THE RECORDS:
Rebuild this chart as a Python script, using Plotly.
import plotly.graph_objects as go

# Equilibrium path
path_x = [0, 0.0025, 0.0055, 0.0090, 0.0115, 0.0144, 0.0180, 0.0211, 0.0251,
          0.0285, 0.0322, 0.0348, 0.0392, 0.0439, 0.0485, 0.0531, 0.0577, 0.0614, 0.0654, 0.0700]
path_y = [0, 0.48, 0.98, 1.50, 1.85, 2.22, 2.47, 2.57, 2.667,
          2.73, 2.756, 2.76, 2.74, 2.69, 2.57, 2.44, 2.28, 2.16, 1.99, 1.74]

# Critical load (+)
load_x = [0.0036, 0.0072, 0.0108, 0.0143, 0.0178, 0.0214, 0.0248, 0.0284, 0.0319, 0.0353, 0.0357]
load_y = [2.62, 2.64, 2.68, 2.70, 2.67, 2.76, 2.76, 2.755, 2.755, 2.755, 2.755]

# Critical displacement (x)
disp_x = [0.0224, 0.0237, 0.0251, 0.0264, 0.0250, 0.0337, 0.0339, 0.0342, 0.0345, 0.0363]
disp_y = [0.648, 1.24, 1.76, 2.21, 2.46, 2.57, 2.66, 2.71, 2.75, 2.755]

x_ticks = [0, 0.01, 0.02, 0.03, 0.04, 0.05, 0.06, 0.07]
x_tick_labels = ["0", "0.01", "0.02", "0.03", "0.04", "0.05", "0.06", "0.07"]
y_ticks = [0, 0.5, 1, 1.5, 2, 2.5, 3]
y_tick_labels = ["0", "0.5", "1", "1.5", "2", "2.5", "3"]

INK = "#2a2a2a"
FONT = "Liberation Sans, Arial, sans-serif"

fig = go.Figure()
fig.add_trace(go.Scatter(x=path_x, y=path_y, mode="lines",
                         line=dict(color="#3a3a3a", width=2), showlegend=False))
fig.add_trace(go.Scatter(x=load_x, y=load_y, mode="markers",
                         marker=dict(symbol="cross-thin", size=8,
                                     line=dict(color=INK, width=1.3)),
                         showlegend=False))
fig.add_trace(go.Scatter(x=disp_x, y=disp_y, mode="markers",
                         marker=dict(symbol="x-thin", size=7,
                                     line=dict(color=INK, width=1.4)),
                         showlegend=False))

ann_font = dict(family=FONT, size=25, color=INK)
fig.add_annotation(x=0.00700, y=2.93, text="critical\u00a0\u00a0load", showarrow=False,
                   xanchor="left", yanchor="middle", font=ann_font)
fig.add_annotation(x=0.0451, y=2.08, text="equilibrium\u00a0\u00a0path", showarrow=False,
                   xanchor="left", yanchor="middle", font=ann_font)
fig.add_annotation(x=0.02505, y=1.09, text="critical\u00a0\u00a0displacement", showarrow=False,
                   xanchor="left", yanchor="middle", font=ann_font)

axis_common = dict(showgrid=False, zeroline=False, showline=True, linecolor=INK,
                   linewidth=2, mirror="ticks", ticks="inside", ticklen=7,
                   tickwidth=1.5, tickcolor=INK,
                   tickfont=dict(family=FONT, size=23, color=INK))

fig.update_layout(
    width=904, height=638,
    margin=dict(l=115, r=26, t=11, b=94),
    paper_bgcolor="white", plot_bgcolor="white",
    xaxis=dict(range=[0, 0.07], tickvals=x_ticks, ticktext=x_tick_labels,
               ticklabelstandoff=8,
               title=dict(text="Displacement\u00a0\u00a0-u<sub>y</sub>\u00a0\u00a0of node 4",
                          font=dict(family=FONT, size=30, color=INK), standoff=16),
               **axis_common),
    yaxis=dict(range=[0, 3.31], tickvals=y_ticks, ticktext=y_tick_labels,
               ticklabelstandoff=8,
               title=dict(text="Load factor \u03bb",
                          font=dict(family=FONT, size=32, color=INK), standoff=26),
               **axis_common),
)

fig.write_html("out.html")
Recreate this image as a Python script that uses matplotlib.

AIM OF THE EXERCISE: In this exercise, repeat all entries exactly.

RESULT OF THE EXERCISE:
Rebuild this chart as a Python script, using Plotly.
import plotly.graph_objects as go

# Equilibrium path
path_x = [0, 0.0025, 0.0055, 0.0090, 0.0115, 0.0144, 0.0180, 0.0211, 0.0251,
          0.0285, 0.0322, 0.0348, 0.0392, 0.0439, 0.0485, 0.0531, 0.0577, 0.0614, 0.0654, 0.0700]
path_y = [0, 0.48, 0.98, 1.50, 1.85, 2.22, 2.47, 2.57, 2.667,
          2.73, 2.756, 2.76, 2.74, 2.69, 2.57, 2.44, 2.28, 2.16, 1.99, 1.74]

# Critical load (+)
load_x = [0.0036, 0.0072, 0.0108, 0.0143, 0.0178, 0.0214, 0.0248, 0.0284, 0.0319, 0.0353, 0.0357]
load_y = [2.62, 2.64, 2.68, 2.70, 2.67, 2.76, 2.76, 2.755, 2.755, 2.755, 2.755]

# Critical displacement (x)
disp_x = [0.0224, 0.0237, 0.0251, 0.0264, 0.0250, 0.0337, 0.0339, 0.0342, 0.0345, 0.0363]
disp_y = [0.648, 1.24, 1.76, 2.21, 2.46, 2.57, 2.66, 2.71, 2.75, 2.755]

x_ticks = [0, 0.01, 0.02, 0.03, 0.04, 0.05, 0.06, 0.07]
x_tick_labels = ["0", "0.01", "0.02", "0.03", "0.04", "0.05", "0.06", "0.07"]
y_ticks = [0, 0.5, 1, 1.5, 2, 2.5, 3]
y_tick_labels = ["0", "0.5", "1", "1.5", "2", "2.5", "3"]

INK = "#2a2a2a"
FONT = "Liberation Sans, Arial, sans-serif"

fig = go.Figure()
fig.add_trace(go.Scatter(x=path_x, y=path_y, mode="lines",
                         line=dict(color="#3a3a3a", width=2), showlegend=False))
fig.add_trace(go.Scatter(x=load_x, y=load_y, mode="markers",
                         marker=dict(symbol="cross-thin", size=8,
                                     line=dict(color=INK, width=1.3)),
                         showlegend=False))
fig.add_trace(go.Scatter(x=disp_x, y=disp_y, mode="markers",
                         marker=dict(symbol="x-thin", size=7,
                                     line=dict(color=INK, width=1.4)),
                         showlegend=False))

ann_font = dict(family=FONT, size=25, color=INK)
fig.add_annotation(x=0.00700, y=2.93, text="critical\u00a0\u00a0load", showarrow=False,
                   xanchor="left", yanchor="middle", font=ann_font)
fig.add_annotation(x=0.0451, y=2.08, text="equilibrium\u00a0\u00a0path", showarrow=False,
                   xanchor="left", yanchor="middle", font=ann_font)
fig.add_annotation(x=0.02505, y=1.09, text="critical\u00a0\u00a0displacement", showarrow=False,
                   xanchor="left", yanchor="middle", font=ann_font)

axis_common = dict(showgrid=False, zeroline=False, showline=True, linecolor=INK,
                   linewidth=2, mirror="ticks", ticks="inside", ticklen=7,
                   tickwidth=1.5, tickcolor=INK,
                   tickfont=dict(family=FONT, size=23, color=INK))

fig.update_layout(
    width=904, height=638,
    margin=dict(l=115, r=26, t=11, b=94),
    paper_bgcolor="white", plot_bgcolor="white",
    xaxis=dict(range=[0, 0.07], tickvals=x_ticks, ticktext=x_tick_labels,
               ticklabelstandoff=8,
               title=dict(text="Displacement\u00a0\u00a0-u<sub>y</sub>\u00a0\u00a0of node 4",
                          font=dict(family=FONT, size=30, color=INK), standoff=16),
               **axis_common),
    yaxis=dict(range=[0, 3.31], tickvals=y_ticks, ticktext=y_tick_labels,
               ticklabelstandoff=8,
               title=dict(text="Load factor \u03bb",
                          font=dict(family=FONT, size=32, color=INK), standoff=26),
               **axis_common),
)

fig.write_html("out.html")
Recreate this image as a Python script that uses matplotlib.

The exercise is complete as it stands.